Dreaming, Intention and Process

If your dream is to see your children carry on the family business, you must both look at every day with that intention, and enjoy it as a process. And, as Seth Godin writes in a recent blog: “…the end result is always at the end of an arc, always the result of many steps, of earning trust, of building a connection.” http://sethgodin.typepad.com/seths_blog/2016/10/now-is-never.html

10/9/16

Letting the Children Go

To all families there comes the time of letting the children go. Sooner or later, they leave home and move out into the world. 

But for parents, truly letting children go is often much more complex than that. It requires the emotional cutting of ties with expectations; hopes; dreams—about what our children should do with their lives; who we think our children are; our views of their abilities; personality; gifts; ambitions.

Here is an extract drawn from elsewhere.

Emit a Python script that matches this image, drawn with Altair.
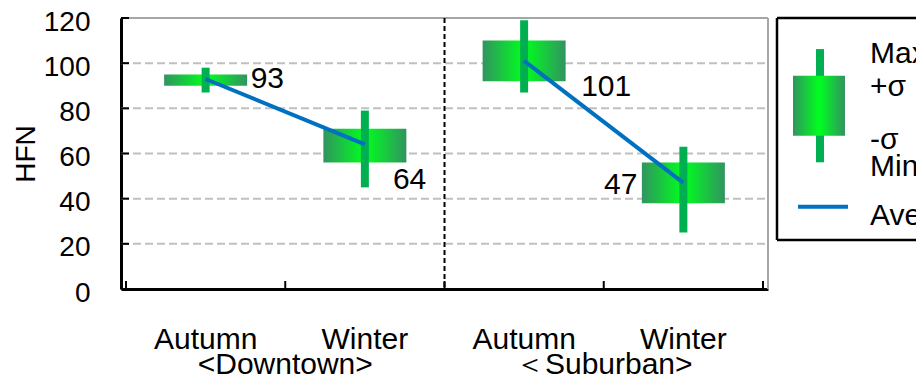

For business families especially, expectations confront realities with regard to the roles the children could, should, will, will not play in the family business. How are the children disappointing, perplexing, annoying?

By tying themselves to agendas for their children’s future, parents impinge on their own inner peace. It’s really hard to see and be truthful about these inner agendas, and harder still to let them go—but this way lies freedom.

The children are set free to follow their own paths—to continue in our footsteps; to surpass us, to do less, to succeed, or fail. And parents are set free as well, to explore the challenges and rewards their own future holds.